#### Objective:
Leave out the pictures and retype only the lines from the opening line to the line that holds "import pandas as pd", both ends included.

+++

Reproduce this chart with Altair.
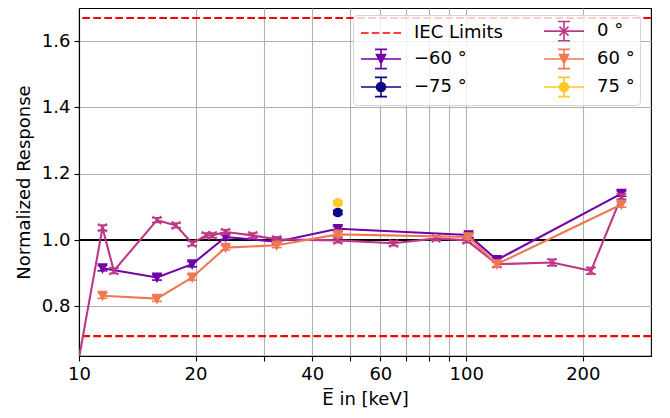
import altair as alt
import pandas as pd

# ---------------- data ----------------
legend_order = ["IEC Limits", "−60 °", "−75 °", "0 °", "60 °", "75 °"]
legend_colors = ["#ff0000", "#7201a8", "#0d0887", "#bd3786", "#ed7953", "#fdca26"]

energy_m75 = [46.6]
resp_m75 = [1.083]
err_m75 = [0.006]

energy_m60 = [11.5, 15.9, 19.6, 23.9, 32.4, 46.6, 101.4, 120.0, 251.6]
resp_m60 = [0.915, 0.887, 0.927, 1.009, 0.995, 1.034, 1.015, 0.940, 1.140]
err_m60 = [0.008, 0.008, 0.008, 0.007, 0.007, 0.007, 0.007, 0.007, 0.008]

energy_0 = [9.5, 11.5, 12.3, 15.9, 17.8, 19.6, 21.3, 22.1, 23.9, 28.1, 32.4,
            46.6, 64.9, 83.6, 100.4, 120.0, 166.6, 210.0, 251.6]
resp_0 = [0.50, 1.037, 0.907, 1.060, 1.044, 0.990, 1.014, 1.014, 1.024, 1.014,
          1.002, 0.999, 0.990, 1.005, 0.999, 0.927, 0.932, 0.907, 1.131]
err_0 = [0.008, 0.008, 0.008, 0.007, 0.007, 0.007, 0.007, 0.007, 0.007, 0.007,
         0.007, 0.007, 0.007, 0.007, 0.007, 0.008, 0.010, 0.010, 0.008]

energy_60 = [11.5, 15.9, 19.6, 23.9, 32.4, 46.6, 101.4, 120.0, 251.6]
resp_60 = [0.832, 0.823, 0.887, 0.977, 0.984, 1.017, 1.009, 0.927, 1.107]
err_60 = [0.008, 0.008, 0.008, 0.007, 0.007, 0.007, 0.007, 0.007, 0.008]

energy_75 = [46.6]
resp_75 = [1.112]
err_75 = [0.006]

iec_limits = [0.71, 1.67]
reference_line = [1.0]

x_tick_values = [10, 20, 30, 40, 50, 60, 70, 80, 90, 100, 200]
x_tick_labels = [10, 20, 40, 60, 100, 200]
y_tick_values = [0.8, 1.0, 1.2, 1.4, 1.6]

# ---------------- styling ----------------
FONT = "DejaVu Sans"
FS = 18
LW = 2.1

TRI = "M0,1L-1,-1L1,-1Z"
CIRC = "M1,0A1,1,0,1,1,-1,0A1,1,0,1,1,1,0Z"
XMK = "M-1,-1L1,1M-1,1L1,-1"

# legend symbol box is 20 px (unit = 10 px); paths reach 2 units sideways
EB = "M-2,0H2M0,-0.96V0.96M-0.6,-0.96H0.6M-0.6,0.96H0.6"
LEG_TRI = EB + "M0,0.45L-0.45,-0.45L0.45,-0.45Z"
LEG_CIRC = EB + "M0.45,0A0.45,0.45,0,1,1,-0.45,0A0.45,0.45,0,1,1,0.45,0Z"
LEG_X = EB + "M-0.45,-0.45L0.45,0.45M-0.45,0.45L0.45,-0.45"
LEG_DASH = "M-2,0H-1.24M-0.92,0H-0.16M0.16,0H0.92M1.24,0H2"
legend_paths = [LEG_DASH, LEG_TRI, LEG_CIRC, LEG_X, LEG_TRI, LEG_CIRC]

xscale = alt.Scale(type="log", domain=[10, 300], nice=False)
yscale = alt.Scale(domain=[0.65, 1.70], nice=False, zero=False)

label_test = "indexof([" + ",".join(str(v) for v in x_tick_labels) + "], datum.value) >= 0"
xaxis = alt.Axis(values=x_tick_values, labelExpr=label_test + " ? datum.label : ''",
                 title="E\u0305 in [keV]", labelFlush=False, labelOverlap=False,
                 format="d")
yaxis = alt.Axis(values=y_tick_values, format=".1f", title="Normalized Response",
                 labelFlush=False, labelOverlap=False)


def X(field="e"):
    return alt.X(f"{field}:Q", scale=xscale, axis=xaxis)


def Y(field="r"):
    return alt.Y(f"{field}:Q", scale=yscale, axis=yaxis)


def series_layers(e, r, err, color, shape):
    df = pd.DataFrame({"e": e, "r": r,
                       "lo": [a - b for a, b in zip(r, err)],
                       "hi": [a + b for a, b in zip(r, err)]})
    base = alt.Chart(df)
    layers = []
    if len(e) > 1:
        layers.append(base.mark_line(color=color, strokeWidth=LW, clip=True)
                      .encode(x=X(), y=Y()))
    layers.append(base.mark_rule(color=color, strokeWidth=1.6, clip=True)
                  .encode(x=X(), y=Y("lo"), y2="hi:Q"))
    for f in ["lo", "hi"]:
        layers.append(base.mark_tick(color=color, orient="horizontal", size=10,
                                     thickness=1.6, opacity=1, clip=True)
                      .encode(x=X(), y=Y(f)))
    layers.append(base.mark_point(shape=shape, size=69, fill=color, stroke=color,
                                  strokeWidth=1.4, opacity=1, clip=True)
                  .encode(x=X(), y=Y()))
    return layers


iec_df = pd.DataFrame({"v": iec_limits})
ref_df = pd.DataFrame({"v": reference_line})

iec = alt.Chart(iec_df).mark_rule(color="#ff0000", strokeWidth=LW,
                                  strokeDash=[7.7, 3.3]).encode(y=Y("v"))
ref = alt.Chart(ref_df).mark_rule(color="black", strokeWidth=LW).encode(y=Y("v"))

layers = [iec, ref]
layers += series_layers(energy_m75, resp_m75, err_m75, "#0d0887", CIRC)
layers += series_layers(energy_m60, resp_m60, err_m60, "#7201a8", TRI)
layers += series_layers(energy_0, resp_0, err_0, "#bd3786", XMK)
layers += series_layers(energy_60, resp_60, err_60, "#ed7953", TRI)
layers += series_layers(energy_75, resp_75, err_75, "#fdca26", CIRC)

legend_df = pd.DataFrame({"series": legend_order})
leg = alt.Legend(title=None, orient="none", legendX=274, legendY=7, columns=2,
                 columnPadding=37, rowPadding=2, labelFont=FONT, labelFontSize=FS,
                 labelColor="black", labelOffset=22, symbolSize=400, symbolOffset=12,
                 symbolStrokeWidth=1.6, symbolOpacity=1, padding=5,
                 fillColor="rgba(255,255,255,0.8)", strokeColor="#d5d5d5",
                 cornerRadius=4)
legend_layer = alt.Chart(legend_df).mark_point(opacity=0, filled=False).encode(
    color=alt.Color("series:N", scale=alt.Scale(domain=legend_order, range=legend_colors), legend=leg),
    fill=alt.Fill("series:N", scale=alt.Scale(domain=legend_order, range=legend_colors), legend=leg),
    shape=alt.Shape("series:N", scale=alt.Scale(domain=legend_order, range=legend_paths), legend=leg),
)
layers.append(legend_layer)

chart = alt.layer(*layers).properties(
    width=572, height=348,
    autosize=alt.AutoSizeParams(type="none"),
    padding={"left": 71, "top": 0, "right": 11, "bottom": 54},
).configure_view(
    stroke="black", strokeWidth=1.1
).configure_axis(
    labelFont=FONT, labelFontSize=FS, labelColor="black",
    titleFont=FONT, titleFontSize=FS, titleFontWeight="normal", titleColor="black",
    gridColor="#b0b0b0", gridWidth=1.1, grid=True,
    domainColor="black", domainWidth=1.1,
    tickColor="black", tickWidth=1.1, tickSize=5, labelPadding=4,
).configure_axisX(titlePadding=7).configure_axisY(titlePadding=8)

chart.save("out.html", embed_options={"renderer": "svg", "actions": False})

+++

#### Solved exercise:
Reproduce this chart with Altair.
import altair as alt
import pandas as pd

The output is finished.